The data given is of the mutual funds in USA. The objective of this problem is to predict the ‘basis point spread’ over AAA bonds i.e. feature ‘bonds_aaa’ against each Serial Number. Basis Point Spread indicates the additional return a mutual fund would give over the AAA rated bonds.
After completing this project, I had a better understanding of how to apply linear model using GridsearchCV. Chi square contengency test Box plot Linear regression GridsearchCV Ridge and Lasso Regressor
About the Dataset The data given is of the mutual funds in USA. Following is the brief description of the features in this data
Fund Symbol: Uniques symbol for the mutual fund used for representing it on the bourses Fund Name: Full name of the mutual fund scheme Category: Investment category of the mutual fund Fund Family: Asset management company to which mutual fund belongs to Investment: Type of investment of the mutual fund scheme Size: Size of the mutual fund based on the total net assets Total net assets: Total assets under management for the mutual fund scheme Currency: Currency in which the investments of the mutual fund are held Net Annual Expense Ratio: Expense ratio is the fee that the asset management company charges to the clients as a percentage of the total assets. Morningstar Rating: This is the overall fund rating given by the rating agency Morning Star. The rating is on the scale of 1 to 5 where 5 is the best.
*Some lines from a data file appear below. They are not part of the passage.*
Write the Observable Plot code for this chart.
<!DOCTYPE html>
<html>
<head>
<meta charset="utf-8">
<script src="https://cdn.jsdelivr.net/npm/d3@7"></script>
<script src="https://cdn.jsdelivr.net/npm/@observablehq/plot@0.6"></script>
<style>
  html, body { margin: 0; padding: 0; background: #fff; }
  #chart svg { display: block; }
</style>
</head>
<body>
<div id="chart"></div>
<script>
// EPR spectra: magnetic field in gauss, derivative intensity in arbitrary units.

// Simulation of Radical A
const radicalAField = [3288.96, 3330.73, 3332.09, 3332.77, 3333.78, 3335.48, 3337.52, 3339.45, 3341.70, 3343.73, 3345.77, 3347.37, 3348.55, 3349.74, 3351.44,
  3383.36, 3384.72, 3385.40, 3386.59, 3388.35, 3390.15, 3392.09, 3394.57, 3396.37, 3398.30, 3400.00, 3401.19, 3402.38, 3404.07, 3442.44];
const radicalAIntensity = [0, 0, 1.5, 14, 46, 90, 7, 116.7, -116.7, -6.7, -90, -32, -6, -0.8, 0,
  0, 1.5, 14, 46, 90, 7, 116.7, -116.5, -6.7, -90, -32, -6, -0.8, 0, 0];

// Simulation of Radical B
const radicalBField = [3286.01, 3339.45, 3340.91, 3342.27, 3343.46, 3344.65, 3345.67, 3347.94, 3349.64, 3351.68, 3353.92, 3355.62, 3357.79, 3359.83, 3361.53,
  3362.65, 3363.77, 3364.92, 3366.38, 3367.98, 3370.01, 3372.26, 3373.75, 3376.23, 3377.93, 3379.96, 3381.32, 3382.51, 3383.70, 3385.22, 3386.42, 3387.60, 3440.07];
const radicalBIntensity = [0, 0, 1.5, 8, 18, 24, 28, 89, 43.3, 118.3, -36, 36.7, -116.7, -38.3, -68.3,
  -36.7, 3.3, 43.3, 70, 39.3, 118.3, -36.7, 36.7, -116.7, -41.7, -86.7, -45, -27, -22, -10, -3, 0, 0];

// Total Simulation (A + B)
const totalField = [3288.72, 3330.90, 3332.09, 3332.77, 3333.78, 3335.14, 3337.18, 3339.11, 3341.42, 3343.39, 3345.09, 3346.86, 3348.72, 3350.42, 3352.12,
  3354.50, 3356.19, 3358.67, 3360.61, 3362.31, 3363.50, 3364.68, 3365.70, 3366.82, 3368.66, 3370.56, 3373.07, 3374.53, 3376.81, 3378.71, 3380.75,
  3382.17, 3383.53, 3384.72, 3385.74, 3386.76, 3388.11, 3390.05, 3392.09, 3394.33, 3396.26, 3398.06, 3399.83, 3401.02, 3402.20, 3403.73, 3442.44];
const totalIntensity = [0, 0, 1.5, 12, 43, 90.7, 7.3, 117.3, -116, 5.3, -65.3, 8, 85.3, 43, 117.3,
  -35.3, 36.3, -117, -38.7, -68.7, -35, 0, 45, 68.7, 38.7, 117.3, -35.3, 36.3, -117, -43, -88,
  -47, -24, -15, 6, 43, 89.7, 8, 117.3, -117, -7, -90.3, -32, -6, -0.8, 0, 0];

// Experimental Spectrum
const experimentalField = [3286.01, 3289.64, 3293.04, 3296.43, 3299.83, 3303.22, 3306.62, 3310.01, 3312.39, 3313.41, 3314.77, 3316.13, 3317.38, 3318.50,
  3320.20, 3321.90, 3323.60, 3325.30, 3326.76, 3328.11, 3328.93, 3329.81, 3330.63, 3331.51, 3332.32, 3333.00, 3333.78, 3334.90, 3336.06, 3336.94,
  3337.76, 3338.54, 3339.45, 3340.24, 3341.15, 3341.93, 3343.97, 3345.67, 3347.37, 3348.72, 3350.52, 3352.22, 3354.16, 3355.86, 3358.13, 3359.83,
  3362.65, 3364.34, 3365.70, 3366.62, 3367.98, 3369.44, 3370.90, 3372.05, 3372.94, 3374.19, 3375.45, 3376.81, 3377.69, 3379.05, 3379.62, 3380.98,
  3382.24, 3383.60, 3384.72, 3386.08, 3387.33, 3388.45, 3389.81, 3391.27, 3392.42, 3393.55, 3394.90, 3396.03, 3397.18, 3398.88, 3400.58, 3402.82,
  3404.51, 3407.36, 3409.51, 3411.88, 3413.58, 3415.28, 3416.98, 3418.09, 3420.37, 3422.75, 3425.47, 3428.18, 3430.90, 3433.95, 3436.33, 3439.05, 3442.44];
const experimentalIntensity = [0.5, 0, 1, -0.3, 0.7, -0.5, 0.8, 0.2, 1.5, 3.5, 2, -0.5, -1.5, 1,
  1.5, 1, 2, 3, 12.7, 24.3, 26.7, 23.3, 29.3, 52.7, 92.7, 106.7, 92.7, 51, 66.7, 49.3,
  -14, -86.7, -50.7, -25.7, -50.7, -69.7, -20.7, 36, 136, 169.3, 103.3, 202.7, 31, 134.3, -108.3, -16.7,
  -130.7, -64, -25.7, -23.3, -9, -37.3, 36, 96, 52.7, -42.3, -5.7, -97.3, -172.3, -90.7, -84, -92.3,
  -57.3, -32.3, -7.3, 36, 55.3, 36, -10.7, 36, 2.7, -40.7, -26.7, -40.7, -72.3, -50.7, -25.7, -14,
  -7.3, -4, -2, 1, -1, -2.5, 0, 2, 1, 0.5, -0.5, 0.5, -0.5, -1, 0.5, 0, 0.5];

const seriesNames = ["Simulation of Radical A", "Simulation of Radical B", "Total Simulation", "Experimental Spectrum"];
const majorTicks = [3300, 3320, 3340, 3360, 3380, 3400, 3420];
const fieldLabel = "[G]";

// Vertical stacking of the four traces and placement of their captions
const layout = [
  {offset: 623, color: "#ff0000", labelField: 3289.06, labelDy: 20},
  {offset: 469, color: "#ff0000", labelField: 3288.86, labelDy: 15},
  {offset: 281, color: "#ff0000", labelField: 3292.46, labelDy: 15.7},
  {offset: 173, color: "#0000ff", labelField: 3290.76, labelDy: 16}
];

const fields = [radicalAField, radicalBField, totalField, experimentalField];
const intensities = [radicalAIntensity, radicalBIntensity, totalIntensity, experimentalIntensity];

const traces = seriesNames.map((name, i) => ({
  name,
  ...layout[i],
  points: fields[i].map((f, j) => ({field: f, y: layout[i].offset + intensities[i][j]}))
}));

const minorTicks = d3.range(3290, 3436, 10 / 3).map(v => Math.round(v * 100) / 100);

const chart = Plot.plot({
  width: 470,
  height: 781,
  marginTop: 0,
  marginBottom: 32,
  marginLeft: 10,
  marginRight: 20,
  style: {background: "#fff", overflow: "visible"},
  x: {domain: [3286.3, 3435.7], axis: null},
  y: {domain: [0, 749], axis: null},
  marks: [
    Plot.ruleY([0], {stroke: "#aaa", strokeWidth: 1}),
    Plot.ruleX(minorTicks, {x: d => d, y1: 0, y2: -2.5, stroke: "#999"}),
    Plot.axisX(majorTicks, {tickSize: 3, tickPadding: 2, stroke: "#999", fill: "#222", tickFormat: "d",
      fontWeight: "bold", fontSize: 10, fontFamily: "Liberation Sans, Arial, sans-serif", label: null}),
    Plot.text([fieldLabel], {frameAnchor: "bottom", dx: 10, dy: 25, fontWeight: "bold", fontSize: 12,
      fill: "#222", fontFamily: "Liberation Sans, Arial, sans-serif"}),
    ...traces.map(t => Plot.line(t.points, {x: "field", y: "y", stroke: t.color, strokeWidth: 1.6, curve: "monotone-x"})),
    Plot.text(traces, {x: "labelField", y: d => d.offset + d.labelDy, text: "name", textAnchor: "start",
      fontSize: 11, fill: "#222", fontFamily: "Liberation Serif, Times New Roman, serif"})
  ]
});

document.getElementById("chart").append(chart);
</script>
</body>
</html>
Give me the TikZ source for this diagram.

Inception Date: The date on which the mutual fund scheme was started. portfolio: percentage of total assets invested in the investment instrument. sectors: percentage of equity assets invested in the sector Morningstar Return Rating: Fund rating based on returns by the rating agency Morning Star.The rating is on the scale of 1 to 5 where 5 is the best. Returns_ytd: Year to date return of the mutual fund. retruns: Annual return of the mutual fund for the respective year Morningstar Risk Rating: Fund rating based on risk of the mutual fund by the rating agency Morning Star.The rating is on the scale of 1 to 5 where 5 is the best. Alpha 3y: 3year average alpha of the mutual fund. Beta 3y: 3year average beta of the mutual fund. Mean Annual Return 3y: 3year mean annual return Standard Deviation 3y: Standard deviation of returns over three years. Sharpe Ratio 3y: 3year average Sharpe ratio of the mutual fund. bonds_*: Basis point spread over the bonds for the mutual fund. The original data contains many non numerical features and missing values. We will be learning how to handle these cases in future concepts, for this project we have processed the data for us so that we can concentrate on building model.